The year became a search for what was right for the Yamacraw children: a magic formula to rescue minds stunted through disuse, a formula that would raise reading levels to Appalachian heights. The search was a failure because I did not and could not know how irrevocably my ideas about education, those sacred and pontifical utterances, would be battered, bullied, disproven and changed.”

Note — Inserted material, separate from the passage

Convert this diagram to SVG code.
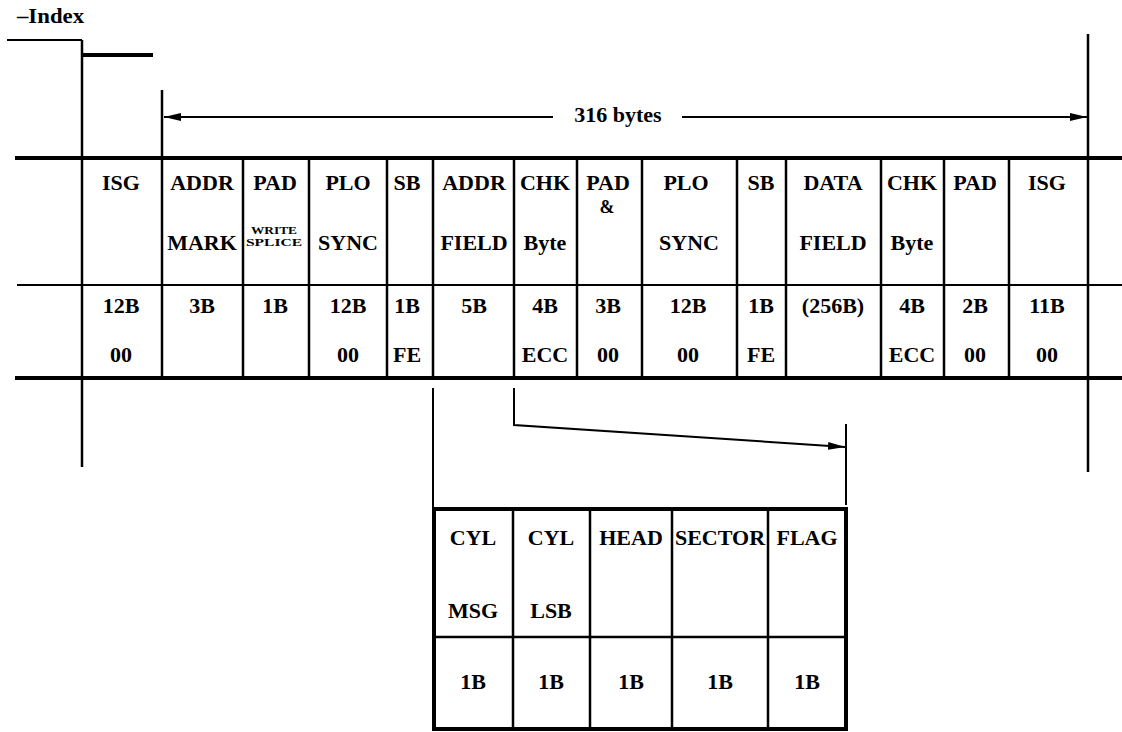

He could not draw upon the “methods” utilized by the black woman who taught the younger children at the Yamacraw School; she believed that the only way to get the students to pay attention was to beat them with a strap. Conroy’s approach, which was entirely hands-off, often meant he had no control of the children and that chaos reigned in the classroom. Conroy was creative in his teaching, however, and introduced students to basic concepts about the larger world in which they lived. He gave the students experiences. Conroy arranged for field trips that enabled students to leave the island to briefly encounter situations and locales that they were wholly unfamiliar with.

Conroy recounts an impassioned letter he wrote to the superintendent laying out the conditions on the island which he called “an educational desert” explaining how the children had no hope of receiving an adequate education under the existing model. In his estimation, hopelessness defined the lives of these children who were doomed to enter adulthood with little promise for vocational success.

He spoke before a Board of Education meeting in which offered a scathing indictment:

The hopelessness of teaching in a black school, cut off from society by water, is an agony few people have experienced. Yamacraw requires sweeping reform of your thinking. It demands for a moment that you forget about money and budgets and balanced books…Think instead about children. People. Human beings. Feel for once that education is about people—not figures.

Ultimately, Conroy was fired from his position for his unconventional teaching practices and his lack of respect for the administration. He never taught again. Conroy instead turned to a life of writing. During his career, he wrote many well-known novels including The Great Santini, The Prince of Tides, South of Broad, and Beach Music among others. His writing is lyrical and compelling. Conroy is recognized as a leading writer of late-twentieth-century Southern literature. It is a well-deserved distinction.